By Barbara Jernigan
Duncan Police officers are celebrating Oklahoma’s 100th birthday by wearing special badges made just for this year’s observance.
According to Duncan Police Detective Dan Fletcher, the special badge mirrors the state’s centennial spirit of celebrating the past, relishing the present and looking forward to the future.
“It combines the styles of the early badges, about the time of statehood, with the new,” said Fletcher.
The most distinguishing feature of the new badge is its inner six-point star, which is a replica of the old Indian Territory star.
It looks like the old-fashioned “lawman’s” badge as seen in any number of old photos or Western movies.
But on closer inspection, the badge also boasts a golden reproduction of the current state seal in the center of the “old” star.
And the silver boundary is imprinted with the words “Peace Officer” and “Oklahoma,” while the inner circle is marked “1907 - 2007” and “Centennial.”
“This badge is made to be generic, so it can be worn by any law enforcement official in the state,” Fletcher explained.
The Duncan investigator said he first heard of the project during a Blue Knights gathering; a motorcycle group made up of members of law enforcement organizations.
After getting the OK to participate in the statewide project from DPD Chief Jeff Johnson and City Manager Clyde Shaw, Fletcher started taking orders from Duncan officers wanting to use part of their annual uniform allotment to purchase the collector’s item.
The first shipment arrived in December, and even though the new badge is bigger and heavier than the department’s normal badge, it is so popular that Fletcher was able to place a second order, which arrived just this week.

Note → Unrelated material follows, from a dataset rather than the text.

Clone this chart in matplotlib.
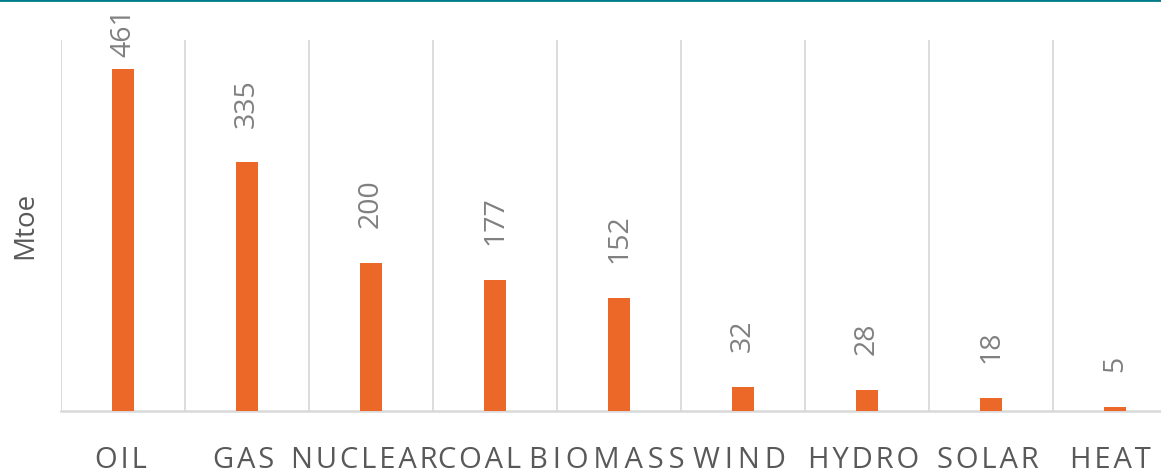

“Some officers didn’t order one the first time, and some have now ordered two; one to wear and one to save, although they had to pay for a second one themselves,” said Fletcher.
The idea for a centennial badge was an offshoot of an idea hatched by the Norman Police Department in 2001, which had a “new millennium” badge made for their officers to launch the 21st century.
Oklahoma’s centennial badge, said its creators, was designed to show “pride in our state heritage and the unity of our law enforcement family.”
The badge will be used for just one year, concluded Fletcher.
On Dec. 31 of this year, he said, the badges will be retired and local law enforcement officials will again become “police” officers.